Research in sports science may have identified the factors necessary for sporting success, particularly in tennis. Understanding the anticipation ability of a player may be a decisive ingredient in developing exceptional young tennis players.

With the culmination of the Australian open and the relative success of British tennis players in the tournament, fans or apprentices may be interested in why particular stars achieve great heights and what the essential factors are in this achievement. With the help of sports science, which attempts to explain how specific actions and perceptions may be produced with greater precision by some professional athletes, these factors may be elucidated. Research has focused on the importance of mental abilities as well as physical capacity and how these are combined, this inherent complexity may vary in all athletes and the cumulative intelligence of the player may be the principal ingredient in sporting talent.

One element of this intelligence and an important mental capacity is anticipation, which is synonymous with reactivity, desire, hope, expectation and prediction. Being an abstract concept, defining and quantifying anticipation is often challenging. This ability has been shown to predict the success of athletes of many sports including tennis, soccer, badminton and baseball. In tennis, a player’s anticipation has been associated with the level of skill an individual possesses, suggesting a further synonymous relationship. Anticipation may consist of many corresponding abilities.

Research by Triolet and colleagues set out to quantify the ability of anticipation using video technology to record the players’ time taken to respond to an opponent’s ball stroke.
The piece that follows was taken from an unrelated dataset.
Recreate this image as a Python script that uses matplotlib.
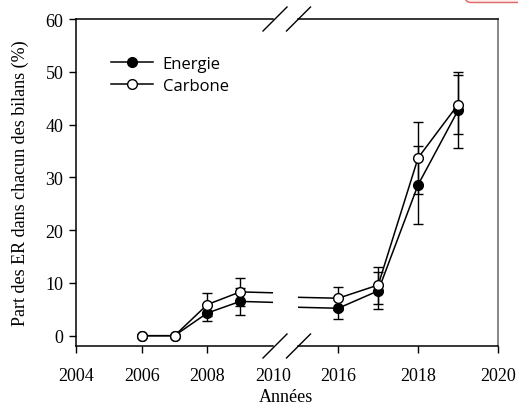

Using data from a total of 3000 situations by players ranked in the world’s top 20, the success of the player’s actions depended on many factors. With anticipation in tennis being constrained by court dimensions and uncertain information from unpredictable opponents, the decisions made by individual players vary in potency. The research shows how anticipation behaviour is present for 6-13% of a tennis match, only appearing when an opponent has a distinct tactical advantage.

With a short reaction time needing an individual to make very fast calculations, professional player’s may have shorter visuo-motor delays than novices. In general a decrease in accuracy was seen when a response time was shorter than 140 ms on average. Howarth and colleagues previously showed how skilled players initiated a response around 112.5 ms following an opponent’s ball stroke and lesser skilled player’s on average around 363 ms. Skilled player’s have been shown to be able to anticipate the return of the ball making a more accurate decision at around 87.5 ms before the ball is actually struck in comparison to unskilled players who responded 163 ms after the stroke.

Other research suggests expert player’s may use tactical intelligence involving strategic, positional or probabilistic knowledge. A delayed response in relation to an absence of tactical information may allow players to disguise shots more effectively. How an individual reads information from another player’s posture and also deceives the other, are additionally important factors.

Unsuccessful players tend to cover shorter distance, spend more time in defensive situations and relative zones although move quicker, using more energy. Winners of tennis games often restrain the other player into following a defensive strategy restricting response options, interestingly, a difference between the type of shot or the frequency of these shots played throughout matches between players is far from apparent. The type of surface also influences the strategy a player may use. This demonstrates how the strategy, anticipation and accuracy of response are some of the key elements in tennis sporting success.

Given the significant importance of cognitive factors in tennis and sporting success, it may be of interest to up and coming tennis player’s that these factors may be trained. Research suggests developing anticipation skills may be achieved through perceptual training as well as perception action training; enhancing the ability to pick up on subtle cues. The overall research demonstrates how understanding successful professional tennis players may help to breed young stars.

Why do certain tennis players have higher levels of anticipation?